The cheerless corridors,

The cold and stony floors.

Lo! in that house of misery

A lady with a lamp I see

Pass through the glimmering gloom,

And flit from room to room.

The legend of the Lady with the Lamp was set for all time.

(Strangely, for one so associated with curing the sick, after her return to London from Turkey, Florence Nightingale went to bed and stayed there for 50 years!)

Lame duck

In 1761 the Earl of Orford, Horace Walpole, wrote to the British Envoy in Tuscany, Sir Horace Mann, saying:

How Scipio would have stared if he had been told that he must not demolish Carthage, as it would ruin several aldermen who had money in the Punic actions! Apropos – do you know what a Bull, a Bear and a Lame Duck are? Nay, nor I either – I am only certain they are neither animal nor fowl! This indicated that the expressions, later famous in the financial sector, were being used at the time, even if Walpole didn’t understand them apart from recognising a vague connection with people who had money invested.

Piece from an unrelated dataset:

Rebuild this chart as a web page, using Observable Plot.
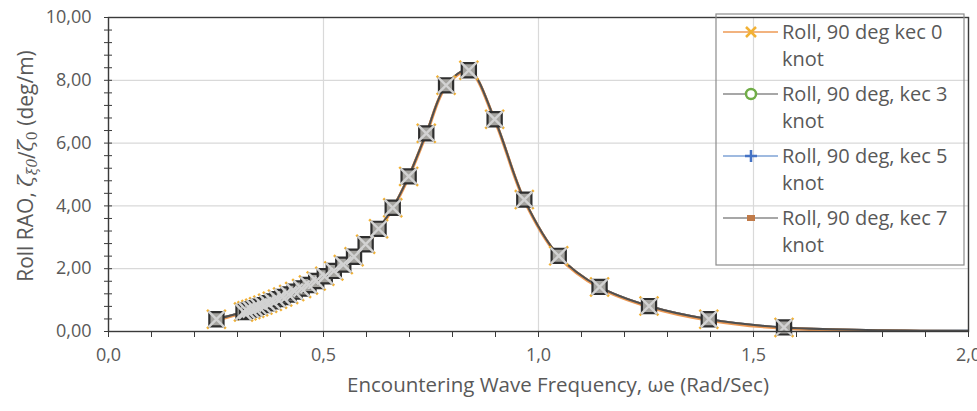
<!DOCTYPE html>
<html>
<head>
<meta charset="utf-8">
<script src="https://cdn.jsdelivr.net/npm/d3@7"></script>
<script src="https://cdn.jsdelivr.net/npm/@observablehq/plot@0.6"></script>
<style>
  body { margin: 0; background: #ffffff; }
  #chart { position: relative; width: 977px; height: 411px; }
</style>
</head>
<body>
<div id="chart"></div>
<script>
// Encountering wave frequency (rad/s) for each computed wave period
const omega = [0.251, 0.314, 0.322, 0.331, 0.340, 0.349, 0.359, 0.370, 0.381, 0.393,
               0.405, 0.419, 0.433, 0.449, 0.465, 0.483, 0.503, 0.524, 0.546, 0.571,
               0.598, 0.628, 0.661, 0.698, 0.739, 0.785, 0.838, 0.898, 0.967, 1.047,
               1.142, 1.257, 1.396, 1.571, 2.094];

// Roll RAO (deg/m) at 90 deg heading, by ship speed
const rao0 = [0.39, 0.62, 0.66, 0.70, 0.74, 0.79, 0.84, 0.90, 0.96, 1.03,
              1.10, 1.18, 1.27, 1.37, 1.48, 1.61, 1.76, 1.93, 2.13, 2.38,
              2.78, 3.27, 3.94, 4.94, 6.31, 7.84, 8.32, 6.76, 4.20, 2.41,
              1.42, 0.81, 0.39, 0.13, 0.02];
const rao3 = [0.39, 0.62, 0.66, 0.70, 0.74, 0.79, 0.84, 0.90, 0.96, 1.03,
              1.10, 1.18, 1.27, 1.37, 1.48, 1.61, 1.76, 1.93, 2.13, 2.38,
              2.78, 3.27, 3.94, 4.94, 6.31, 7.84, 8.32, 6.76, 4.20, 2.41,
              1.42, 0.81, 0.39, 0.13, 0.02];
const rao5 = [0.39, 0.62, 0.66, 0.70, 0.74, 0.79, 0.84, 0.90, 0.96, 1.03,
              1.10, 1.18, 1.27, 1.37, 1.48, 1.61, 1.76, 1.93, 2.13, 2.38,
              2.78, 3.27, 3.94, 4.94, 6.31, 7.84, 8.32, 6.76, 4.20, 2.41,
              1.42, 0.81, 0.39, 0.13, 0.02];
const rao7 = [0.39, 0.62, 0.66, 0.70, 0.74, 0.79, 0.84, 0.90, 0.96, 1.03,
              1.10, 1.18, 1.27, 1.37, 1.48, 1.61, 1.76, 1.93, 2.13, 2.38,
              2.78, 3.27, 3.94, 4.94, 6.31, 7.84, 8.32, 6.76, 4.20, 2.41,
              1.42, 0.81, 0.39, 0.13, 0.02];

const seriesNames = ["Roll, 90 deg kec 0 knot", "Roll, 90 deg, kec 3 knot",
                     "Roll, 90 deg, kec 5 knot", "Roll, 90 deg, kec 7 knot"];

const xTicks = [0, 0.5, 1.0, 1.5, 2.0];
const xMinorTicks = d3.range(0, 21).map(i => i / 10);
const yTicks = [0, 2, 4, 6, 8, 10];
const yMinorTicks = d3.range(0, 26).map(i => i * 0.4);

const fmtX = d => d3.format(".1f")(d).replace(".", ",");
const fmtY = d => d3.format(".2f")(d).replace(".", ",");

const table = [rao0, rao3, rao5, rao7].flatMap((vals, s) =>
  vals.map((v, i) => ({series: seriesNames[s], omega: omega[i], rao: v})));
const bySeries = name => table.filter(d => d.series === name);
const inRange = name => table.filter(d => d.series === name && d.omega <= 2);

const axisColor = "#3a3a3a";
const textColor = "#595959";

const W = 977, H = 411, ML = 108, MR = 9, MT = 17, MB = 80;

const plot = Plot.plot({
  width: W,
  height: H,
  marginLeft: ML,
  marginRight: MR,
  marginTop: MT,
  marginBottom: MB,
  style: {fontFamily: "'Open Sans', sans-serif", fontSize: "18px", color: textColor, background: "transparent"},
  x: {domain: [0, 2]},
  y: {domain: [0, 10]},
  marks: [
    Plot.gridY(yTicks, {stroke: "#d9d9d9", strokeOpacity: 1, strokeWidth: 1.2}),
    Plot.gridX(xTicks, {stroke: "#d9d9d9", strokeOpacity: 1, strokeWidth: 1.2}),
    // curves for each speed (they overlap almost exactly in beam seas)
    Plot.line(bySeries(seriesNames[2]), {x: "omega", y: "rao", stroke: "#6f94c8", strokeWidth: 2, curve: "catmull-rom", clip: true}),
    Plot.line(bySeries(seriesNames[1]), {x: "omega", y: "rao", stroke: "#8a8a8a", strokeWidth: 2, curve: "catmull-rom", clip: true}),
    Plot.line(bySeries(seriesNames[0]), {x: "omega", y: "rao", stroke: "#ee9a55", strokeWidth: 3.2, dy: 0.8, curve: "catmull-rom", clip: true}),
    Plot.line(bySeries(seriesNames[3]), {x: "omega", y: "rao", stroke: "#4f4f4f", strokeWidth: 2, curve: "catmull-rom", clip: true}),
    // markers
    Plot.dot(inRange(seriesNames[0]), {x: "omega", y: "rao", symbol: "times", r: 8.6, stroke: "#f2b134", strokeWidth: 2.4}),
    Plot.dot(inRange(seriesNames[1]), {x: "omega", y: "rao", symbol: "circle", r: 4.5, stroke: "#70ad47", strokeWidth: 2, fill: "none"}),
    Plot.dot(inRange(seriesNames[2]), {x: "omega", y: "rao", symbol: "plus", r: 4.5, stroke: "#4472c4", strokeWidth: 2}),
    Plot.dot(inRange(seriesNames[3]), {x: "omega", y: "rao", symbol: "square", r: 8, fill: "#a4a39f", stroke: "#2f2f2f", strokeWidth: 2.2}),
    Plot.dot(inRange(seriesNames[3]), {x: "omega", y: "rao", symbol: "times", r: 7.4, stroke: "#d2d2d2", strokeWidth: 2.4}),
    Plot.frame({stroke: axisColor, strokeWidth: 1.4}),
    // axes
    Plot.axisY(yTicks, {tickSize: 0, tickPadding: 17, tickFormat: fmtY, label: null, fill: textColor}),
    Plot.axisY(yMinorTicks, {tickSize: 4, text: null, label: null, stroke: axisColor}),
    Plot.tickY(yMinorTicks, {y: d => d, stroke: axisColor, insetRight: W - ML - MR - 4}),
    Plot.axisX(xTicks, {tickSize: 0, tickPadding: 17, tickFormat: fmtX, label: null, fill: textColor}),
    Plot.axisX(xMinorTicks, {tickSize: 6, text: null, label: null, stroke: axisColor})
  ]
});

document.getElementById("chart").appendChild(plot);

const svg = d3.select(plot);

// axis titles
svg.append("text")
  .attr("x", 558).attr("y", 392)
  .attr("text-anchor", "middle")
  .attr("fill", textColor)
  .style("font-family", "'Open Sans', sans-serif")
  .style("font-size", "20.5px")
  .text("Encountering Wave Frequency, ωe (Rad/Sec)");

const yTitle = svg.append("text")
  .attr("transform", "translate(33,166) rotate(-90)")
  .attr("text-anchor", "middle")
  .attr("fill", textColor)
  .style("font-family", "'Open Sans', sans-serif")
  .style("font-size", "21px");
yTitle.append("tspan").text("Roll RAO, ");
yTitle.append("tspan").style("font-family", "'DejaVu Serif', serif").style("font-style", "italic").text("ζ");
yTitle.append("tspan").style("font-family", "'DejaVu Serif', serif").style("font-style", "italic").style("font-size", "14px").attr("dy", 4).text("ξ0");
yTitle.append("tspan").style("font-family", "'DejaVu Serif', serif").attr("dy", -4).text("/");
yTitle.append("tspan").style("font-family", "'DejaVu Serif', serif").style("font-style", "italic").text("ζ");
yTitle.append("tspan").style("font-family", "'DejaVu Serif', serif").style("font-size", "14px").attr("dy", 4).text("0");
yTitle.append("tspan").attr("dy", -4).text(" (deg/m)");

// legend box
const legend = svg.append("g").attr("text-anchor", "start");
legend.append("rect")
  .attr("x", 716).attr("y", 14).attr("width", 248).attr("height", 251)
  .attr("fill", "none").attr("stroke", "#8c8c8c").attr("stroke-width", 1.2);

const legendItems = [
  {l1: "Roll, 90 deg kec 0", line: "#ee9a55", kind: "x", color: "#f2b134"},
  {l1: "Roll, 90 deg, kec 3", line: "#8a8a8a", kind: "circle", color: "#70ad47"},
  {l1: "Roll, 90 deg, kec 5", line: "#7fa3d6", kind: "plus", color: "#4472c4"},
  {l1: "Roll, 90 deg, kec 7", line: "#8a8a8a", kind: "square", color: "#c07a48"}
];

legendItems.forEach((it, i) => {
  const base = 39 + i * 62;
  const g = legend.append("g");
  const ly = base - 7;
  g.append("line").attr("x1", 723).attr("x2", 778).attr("y1", ly).attr("y2", ly)
    .attr("stroke", it.line).attr("stroke-width", 1.5);
  const mx = 751;
  if (it.kind === "x") {
    g.append("path").attr("d", `M${mx-5},${ly-5}L${mx+5},${ly+5}M${mx-5},${ly+5}L${mx+5},${ly-5}`)
      .attr("stroke", it.color).attr("stroke-width", 2.5);
  } else if (it.kind === "circle") {
    g.append("circle").attr("cx", mx).attr("cy", ly).attr("r", 5)
      .attr("fill", "#ffffff").attr("stroke", it.color).attr("stroke-width", 2.5);
  } else if (it.kind === "plus") {
    g.append("path").attr("d", `M${mx-6},${ly}L${mx+6},${ly}M${mx},${ly-6}L${mx},${ly+6}`)
      .attr("stroke", it.color).attr("stroke-width", 2.5);
  } else {
    g.append("rect").attr("x", mx - 4).attr("y", ly - 3).attr("width", 8).attr("height", 6)
      .attr("fill", it.color);
  }
  const t = g.append("text").attr("fill", textColor).attr("text-anchor", "start")
    .style("font-family", "'Open Sans', sans-serif").style("font-size", "20px");
  t.append("tspan").attr("x", 782).attr("y", base).text(it.l1);
  t.append("tspan").attr("x", 782).attr("y", base + 27).text("knot");
});
</script>
</body>
</html>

The usage was clarified a decade later when David Garrick’s play Foote’s Maid of Bath made its debut (1771). In the Prologue, Garrick referred to financiers who frequented Exchange Alley (the Stock Exchange) and classified them as:

...gaming fools are doves, knaves are rooks, Change-Alley bankrupts waddle out lame ducks. The term went into use referring to brokers who defaulted on debts, and remained in use to describe those with financial problems, but grew to include anyone deemed ineffectual. When the ‘lame duck’ term travelled to America it assumed the feathers of politics and waddled into the arena of elected officials whose term of office was nearing an end.